Mahalle statüsüne geçen köylü, bir sabah uyandığında eskiden bedava kullandığı meralar için kira ödemek zorunda olduğunu fark etti. Hayvanını otlatacak yer bulamayan çiftçi, hayvancılığı bırakıp kentlere göç etti. Tarla ekenlerin maliyetleri katlanarak arttı. Toprak, artık üretimin değil, rantın malzemesi oldu.

Türkiye, bir zamanlar kendi kendine yeten bir tarım ülkesiydi. Ancak bugün buğdayı, samanı, hatta fasulyeyi bile ithal ediyoruz. Bu durum tesadüf mü? Asla. Kendi üretimini bitirip dışa bağımlı hale gelmek, bir ülkenin bağımsızlığını kaybetmesi demektir. Çünkü bir milletin aç kalması, savaşta mağlup olmasından daha kolaydır.
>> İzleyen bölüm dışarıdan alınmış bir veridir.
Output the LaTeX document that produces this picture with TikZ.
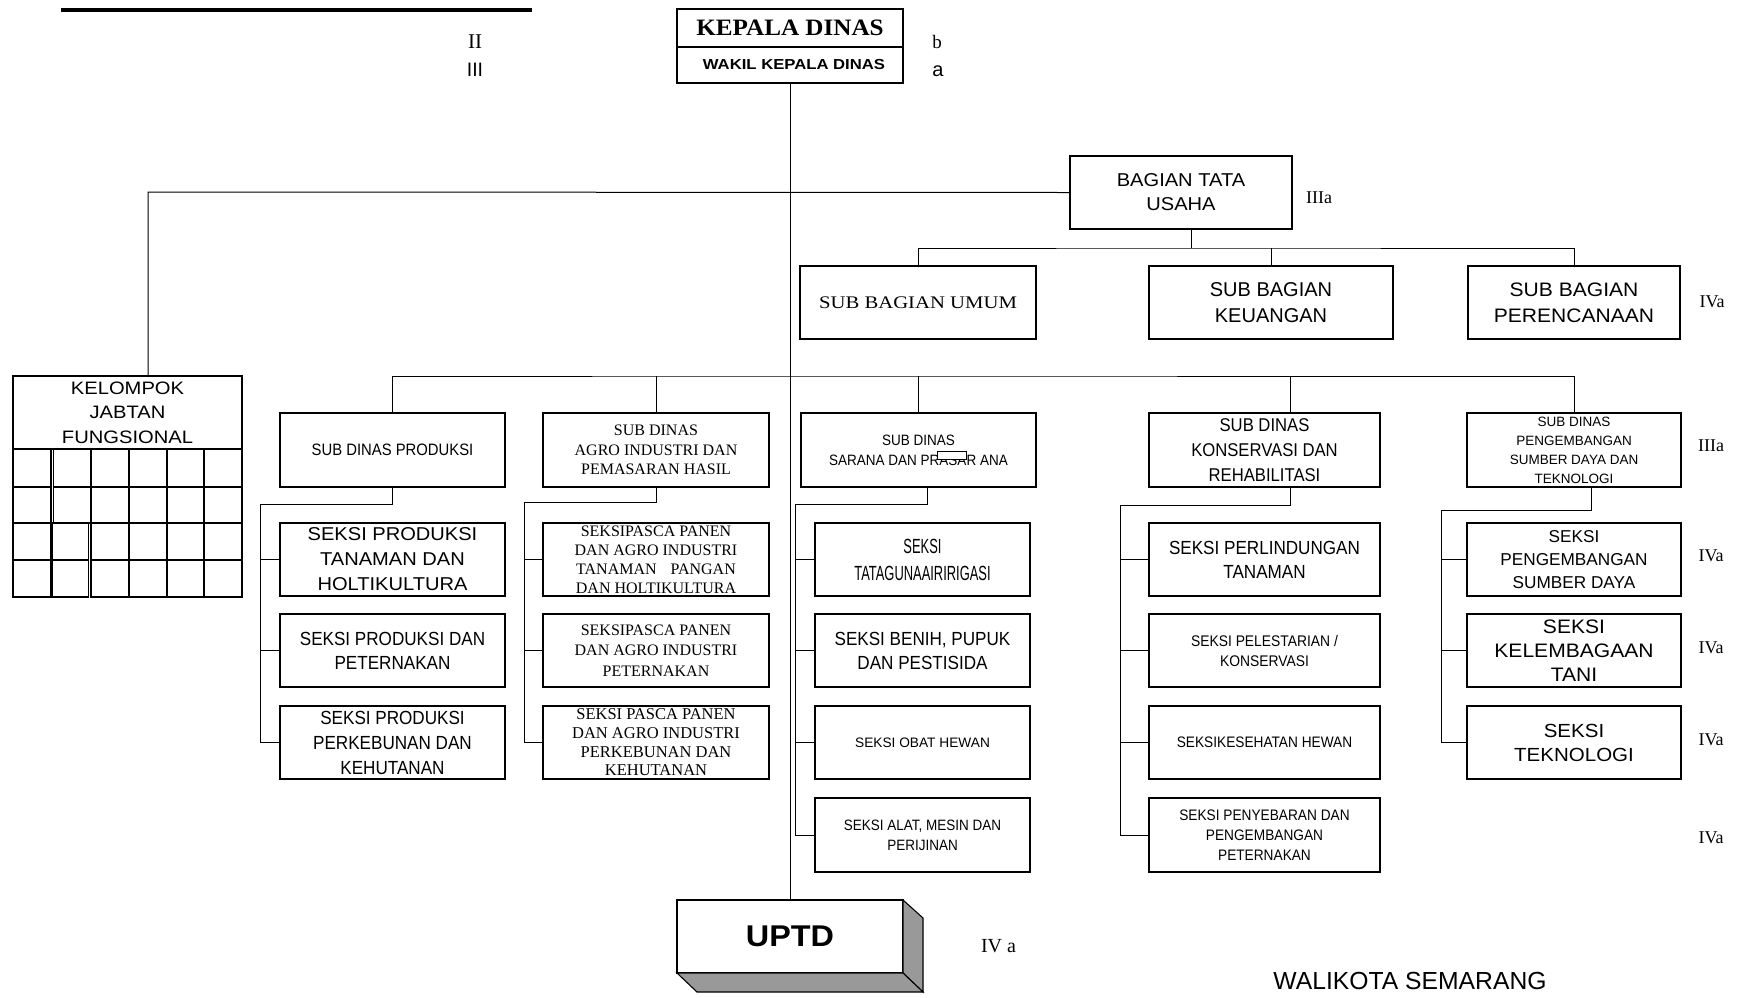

Tarımı desteklemek yerine ithalat kapılarını sonuna kadar açan politikalar, köylüyü üretimden soğuttu. Mazot, gübre ve yem fiyatları uçarken çiftçi ürününü maliyetine bile satamaz hale geldi. Hal böyle olunca çiftçi üretmeyi bırakıp tarlasını satmaya başladı. Topraklarımızı ve üretimimizi korumak için geç kalmış olabilir miyiz?

Köylerin mahalleye dönüştürülmesinin ardındaki koca art niyeti sadce ben görüyor olamam değil mi? Bu durum yalnızca tarımı bitirmedi; aynı zamanda köy kültürünü ve dayanışma ruhunu da öldürdü. Bugün köylü, mahalleli sıfatıyla belediyenin bütçesine ve kararlarına bağımlı hale geldi. Bu, küçük yerleşim yerlerini kontrol altına almanın en kolay yollarından biri değil mi? Köy tüzel kişiliğiyle kendi kararlarını alan ve üretim yapabilen topluluklar artık büyük sistemin bir parçası haline getirildi. Bu, sadece tarımsal bağımsızlığı değil, toplumsal bağımsızlığı da baltalayan bir hamle.

Ancak bu karanlık tablonun bir ışığı var: Toprak. Toprak, ona sahip çıkanın emeğini asla geri çevirmez. Bugün köylerin yeniden canlanması, üretimin teşvik edilmesi ve köylünün haklarının iade edilmesi için bir seferberlik başlatılmalı. Küçük çiftçilere destek verilmeli, yerli üretim teşvik edilmeli, ithalata dayalı tarım politikası terk edilmeli.

Unutmayalım, bir ülke topraklarından vazgeçerse, bağımsızlığından da vazgeçmiş demektir. Toprağı yaşatalım ki, geleceğimiz de yaşasın. Köylünün sesini yeniden duyuralım. Çünkü tarımı bitirmek, bir milletin tarihini ve kültürünü de yok etmek demektir. Toprak bize ait, ama geleceğimiz de o toprağa bağlı.